A review by David Lorimer of the book, The Ways and Power of Love (Templeton Press, 2002), by Pitirim Sorokin Robert (torbellino) wrote in sbulgakov,@ 2006-03-04 20:25:00
This is without doubt one of the greatest books written in the 20th century, and one that will be admired more in a hundred years....Sorokin's next chapter is devoted to an analysis of its five dimensions, namely intensity, extensivity, duration, purity and adequacy to its subjective purpose. These are qualitative and indeed energetic characteristics that are inter-related in various ways and are expressed in the arts where beauty can inspire to goodness. Here Beethoven is quoted: 'Music is the sole incorporeal entrance into the higher world of knowledge, which comprehends mankind. It gives prophetic vision and... heavenly wisdom'. Sorokin then considers ways in which love energy - which he regards as an essential commodity for any society - can be accumulated and distributed.
- It is instructive to reflect on the kinds of energy being generated by our current social systems and to relate their effects to Sorokin's plan for individuals, social institutions and culture. In this sense, our sensate culture prizes power and wealth, largely based on Darwinian notions of struggle and competition. Correspondingly, he observes, sensate minds 'emphatically disbelieve the power of love, sacrifice, friendship, co-operation, the call of duty, unselfish search for truth, goodness and beauty. They appear to us as something epiphenomenal and illusory.' Or even 'idealistic bosh' as he graphically puts it! This view is shown to be demonstrably false by the inspiring stories that follow these assertions and which clearly show the creative power of love.
- The second part discusses the structure of creative personality, and will be of special interest to Network readers. It is based on a fourfold model of the human being, namely the unconscious, the bioconscious, the socioconscious and the supraconscious (not, incidentally, a word recognised by the MS Word spell-checker!). This last is the most significant for Sorokin's thesis, and he recognises that it 'goes against the dominant materialistic and mechanistic metaphysics'. However, a thorough consideration reveals that supraconscious intuition is the source of humanity's greatest achievements in all fields of creative activity, which he then proceeds to analyse in detail - mathematics, science, technology, the fine arts, philosophy, social sciences, religion, ethics and even ESP. The question then becomes: how to maximise the role of the supraconscious and integrate it into our lives and ethics.
- The third part - ways of altruistic growth - begins with the evidence for equating the supraconscious with supreme love, which is the testimony of mystics through the ages. Moreover, spiritual techniques are not designed to enhance the development of the conscious mind, but rather its alignment with the supraconscious. The rest of this part is devoted to explaining his theory of three kinds of altruists: the first are the 'fortunate' altruists who develop their talent from an early age; the second are 'late-converted or catastrophic' altruists whose life is turned upside-down before they reorient; then there is an intermediary type. In each case a new integration and self-identification is required, which can be a long and difficult process. In the past, this has involved an over-dualistic mortification of the flesh, but in any event there has to be a degree of reorientation of biological drives.
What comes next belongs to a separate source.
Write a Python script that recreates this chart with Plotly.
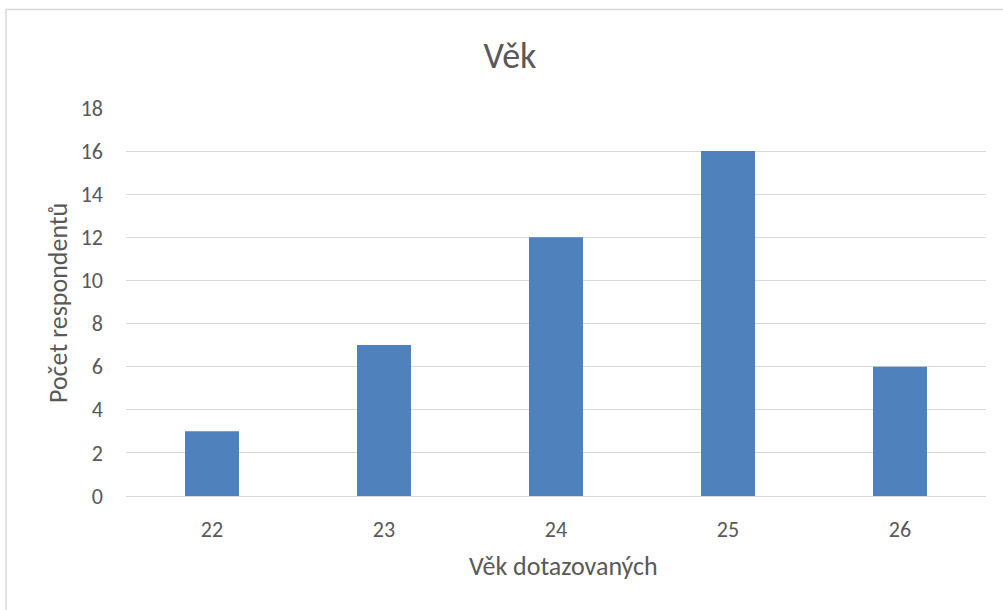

- The fourth part turns to techniques of altruistic transformations of both people and groups. There are many dimensions to this, but they all involve a new reintegration of the ego, values and therefore conduct, as mentioned above. There are also many contexts, from self-isolation to community living and altruistic living in the ordinary world. There is no single procedure that works for all, but the process has both inner and outer aspects in terms of self-identification with altruistic values and a rearrangement of one's group affiliations to reflect this. Sorokin then considers no fewer than 26 techniques, illustrating these from history and contemporary life. Thus, Gandhi and Schweitzer (whose Bach I am listening to as I write) are mentioned often along with heroes and heroines from the past. A separate chapter is devoted to Patanjali's and other yogas, including that of Sri Aurobindo, then to monastic techniques and 'psychoanalysis'.
- The final part integrates the foregoing analysis into a grand vision, asking how we can collectively move beyond tribal egoism to universal altruism. Sorokin does not underestimate the challenge, but argues that it is vital to move in the direction of a culture of love if we are to remain viable as a species. If unselfish love is confined within a group, as Reinhold Niebuhr warned in his Moral Man and Immoral Society, then other groups remain outsiders. The terrible irony is that universal altruists have been regarded as 'subversive enemies' by tribal altruists: witness Jesus, Socrates and Gandhi. So the solution is evidently 'extension of everybody's altruistic conduct far beyond the membership of his own groups, eventually over the whole of mankind' (italics in original).